Inflation doesn’t care how hard you worked for your money. If your investments aren’t growing, your purchasing power is shrinking. Learning to invest doesn’t mean gambling. It means giving your money the opportunity to work as hard as you do.

5. Assuming Social Security Will Save the Day

Social Security feels comforting because it’s familiar. You’ve paid into it your entire working life, and it’s easy to assume it will cover most of your needs. But for many women, that assumption becomes a dangerous blind spot.

As of 2026, roughly 60 percent of women believe Social Security will provide up to half of their monthly retirement income, according to the Social Security Administration. At the same time, 43 percent fear that Social Security benefits will be reduced or disappear altogether during their lifetime, according to Transamerica.

There’s a disconnect here, and it’s costly.

Social Security was never designed to fully fund retirement, especially not healthcare.

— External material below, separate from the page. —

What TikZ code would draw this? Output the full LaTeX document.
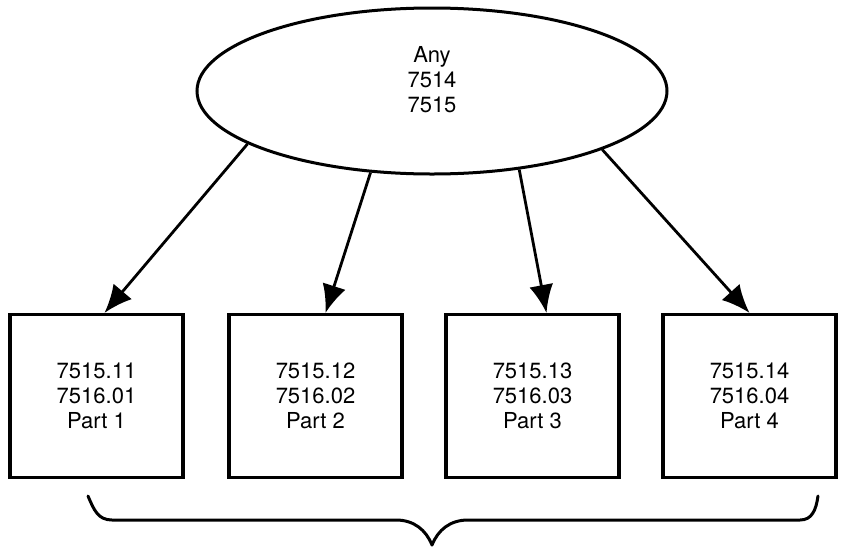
\documentclass[tikz,border=0pt]{standalone}
\usepackage{fontspec}
\setmainfont{TeX Gyre Heros}
\usetikzlibrary{shapes.geometric,arrows.meta}
\begin{document}
\begin{tikzpicture}[x=1pt,y=-1pt,
  oval/.style={draw,ellipse,line width=3pt,minimum width=470pt,minimum height=166pt,inner sep=0pt},
  partbox/.style={draw,rectangle,line width=3.2pt,minimum width=173pt,minimum height=163pt,inner sep=0pt,align=center,font=\fontsize{22}{25}\selectfont},
  arr/.style={line width=2.8pt,-{Latex[length=28pt,width=24pt]}},
  bracepath/.style={line width=3pt,line cap=round,line join=round}]
\useasboundingbox (0,0) rectangle (866,552);
\node[oval] (ell) at (432,91) {};
\node[align=center,font=\fontsize{22}{25}\selectfont] (top) at (432,80) {Any\\7514\\7515};
\node[partbox] (b1) at (96.5,396) {7515.11\\7516.01\\Part 1};
\node[partbox] (b2) at (315.5,396) {7515.12\\7516.02\\Part 2};
\node[partbox] (b3) at (532.5,396) {7515.13\\7516.03\\Part 3};
\node[partbox] (b4) at (749.5,396) {7515.14\\7516.04\\Part 4};
\draw[arr] (ell.196) -- ([xshift=8pt]b1.north);
\draw[arr] (ell.233) -- ([xshift=10pt]b2.north);
\draw[arr] (ell.318) -- ([xshift=14pt]b3.north);
\draw[arr] (ell.341) -- ([xshift=0pt]b4.north);
\draw[bracepath] (88,496) .. controls (94,510) and (98,520) .. (112,520) -- (396,520)
  .. controls (414,520) and (426,530) .. (432,545)
  .. controls (438,530) and (450,520) .. (468,520) -- (800,520)
  .. controls (812,520) and (816,510) .. (818,496);
\end{tikzpicture}
\end{document}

Fidelity’s Retiree Health Care Cost Estimate shows that a 65-year-old couple in 2025/2026 may need over $300,000 just to cover healthcare expenses in retirement. That figure doesn’t even include long-term care, which women are statistically more likely to need due to longer life expectancy.

Relying too heavily on Social Security limits your choices for things like where you live, when you retire and how you care for yourself. Viewing it as a supplement, not a solution, is key to building real security.

The Good News

Every one of these sabotage patterns can be reversed. Not overnight. Not perfectly. But intentionally.

You don’t need to become a financial expert or give up your generosity or rewrite your past. You just need to start making your future visible, valuable and non-negotiable. For women, a sound retirement plan can be your greatest asset. So, if any of these means of self-sabotage track with you, make a commitment to yourself to do what’s best for you, and you alone.